Other options include your site being auto hacked (check your logs for requests to nonexistent files = bots attempting to discover common CMSs). This applies if you use a common CMS, if so, then you should update its version. Final option is if another user on the shared server has hacked it - this is unlikely, but maybe you'd want to use my-ip-neighbors.com and see if any of the other sites have the same code on them.

Good luck bro.
 
I am using cPanel version 11.28.52.

I am also using an older version of OSCommerce to process orders. The odd part is that the files being manipulated are custom files that I have developed. Would OSCommerce still be able to inject code into files not associated with it?

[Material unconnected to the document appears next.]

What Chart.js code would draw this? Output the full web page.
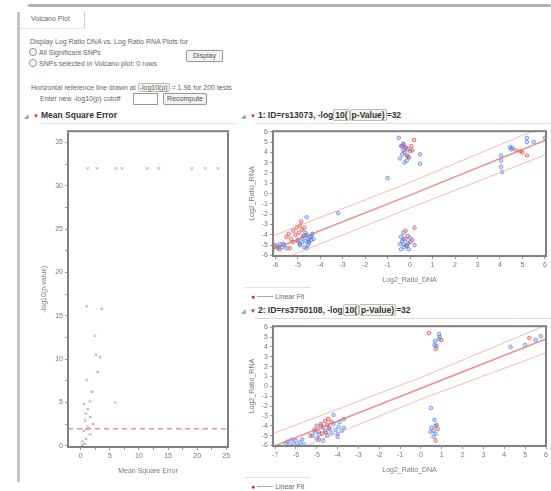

I am going to change my password to see if that helps and I won't login from my home computer for a while and we'll see what happens. It is definitely a little bit unnerving knowing that something or someone has that type of access to my website though.
 
Hmmm, just read about it online, it does have to do with OSCommerce being an older version. Apparently there are hundreds of russian domains going after them and just one of the domains affected nearly 3000 websites. Time for an upgrade!
 
Check your file permissions. Any file which doesn't need to update itself should be CMOD 644. Yes, that includes your site's themes after you've made changes to them.
 
Stored FTP passwords from old versions of Total Commander could be haxored
 
Stored FTP passwords from old versions of Total Commander could be haxored

Also some not-so-old versions of FileZilla are vulnerable to trojans.
 
I had the same thing happen a few months ago. call up support and have them look at the logins being made adn from where. then change your cpanel password.